_PROBLEM TO WORK ON_
Skip all pictures. Write out the data below from its first line through the line that contains "pw, ph = W - L - R, H - T - B".

_MATERIAL PROVIDED_
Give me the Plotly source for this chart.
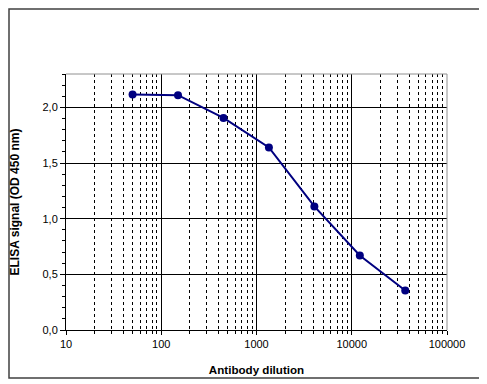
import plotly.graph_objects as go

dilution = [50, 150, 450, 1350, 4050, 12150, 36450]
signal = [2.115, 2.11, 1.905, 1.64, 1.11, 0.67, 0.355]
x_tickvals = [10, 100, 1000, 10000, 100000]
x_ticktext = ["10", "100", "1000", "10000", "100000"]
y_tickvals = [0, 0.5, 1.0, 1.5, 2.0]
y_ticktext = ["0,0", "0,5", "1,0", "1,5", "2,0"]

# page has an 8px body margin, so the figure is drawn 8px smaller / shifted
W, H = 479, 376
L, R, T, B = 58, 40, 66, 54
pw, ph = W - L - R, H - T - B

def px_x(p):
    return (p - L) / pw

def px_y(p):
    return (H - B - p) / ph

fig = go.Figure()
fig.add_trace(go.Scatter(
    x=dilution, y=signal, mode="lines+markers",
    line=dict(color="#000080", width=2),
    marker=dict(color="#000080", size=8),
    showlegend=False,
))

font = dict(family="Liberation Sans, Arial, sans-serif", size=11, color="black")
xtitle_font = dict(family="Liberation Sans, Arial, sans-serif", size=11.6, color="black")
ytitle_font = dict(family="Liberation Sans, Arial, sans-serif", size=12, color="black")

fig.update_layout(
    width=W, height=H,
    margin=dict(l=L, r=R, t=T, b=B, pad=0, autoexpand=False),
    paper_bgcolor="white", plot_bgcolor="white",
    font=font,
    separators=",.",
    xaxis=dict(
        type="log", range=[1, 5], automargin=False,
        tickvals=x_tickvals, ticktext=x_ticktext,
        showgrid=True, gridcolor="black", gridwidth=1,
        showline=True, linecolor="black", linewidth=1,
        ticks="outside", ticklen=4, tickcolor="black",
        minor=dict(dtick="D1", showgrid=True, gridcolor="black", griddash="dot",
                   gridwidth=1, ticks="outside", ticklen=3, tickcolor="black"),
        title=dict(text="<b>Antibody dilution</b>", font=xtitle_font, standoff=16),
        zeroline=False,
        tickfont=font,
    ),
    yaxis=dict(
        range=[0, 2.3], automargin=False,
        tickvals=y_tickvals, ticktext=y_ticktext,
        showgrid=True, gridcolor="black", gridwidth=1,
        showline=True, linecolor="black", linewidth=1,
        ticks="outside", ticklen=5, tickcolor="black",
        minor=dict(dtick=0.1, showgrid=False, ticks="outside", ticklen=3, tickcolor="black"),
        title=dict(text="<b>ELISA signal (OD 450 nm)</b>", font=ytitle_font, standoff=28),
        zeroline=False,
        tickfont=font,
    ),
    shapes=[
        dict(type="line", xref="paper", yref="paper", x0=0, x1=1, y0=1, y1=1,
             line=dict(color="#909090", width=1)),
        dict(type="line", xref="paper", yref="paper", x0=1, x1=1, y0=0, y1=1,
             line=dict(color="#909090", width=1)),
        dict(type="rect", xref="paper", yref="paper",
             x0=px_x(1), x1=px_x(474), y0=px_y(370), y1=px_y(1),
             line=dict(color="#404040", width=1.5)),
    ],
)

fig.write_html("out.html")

_FINISHED TASK_
Give me the Plotly source for this chart.
import plotly.graph_objects as go

dilution = [50, 150, 450, 1350, 4050, 12150, 36450]
signal = [2.115, 2.11, 1.905, 1.64, 1.11, 0.67, 0.355]
x_tickvals = [10, 100, 1000, 10000, 100000]
x_ticktext = ["10", "100", "1000", "10000", "100000"]
y_tickvals = [0, 0.5, 1.0, 1.5, 2.0]
y_ticktext = ["0,0", "0,5", "1,0", "1,5", "2,0"]

# page has an 8px body margin, so the figure is drawn 8px smaller / shifted
W, H = 479, 376
L, R, T, B = 58, 40, 66, 54
pw, ph = W - L - R, H - T - B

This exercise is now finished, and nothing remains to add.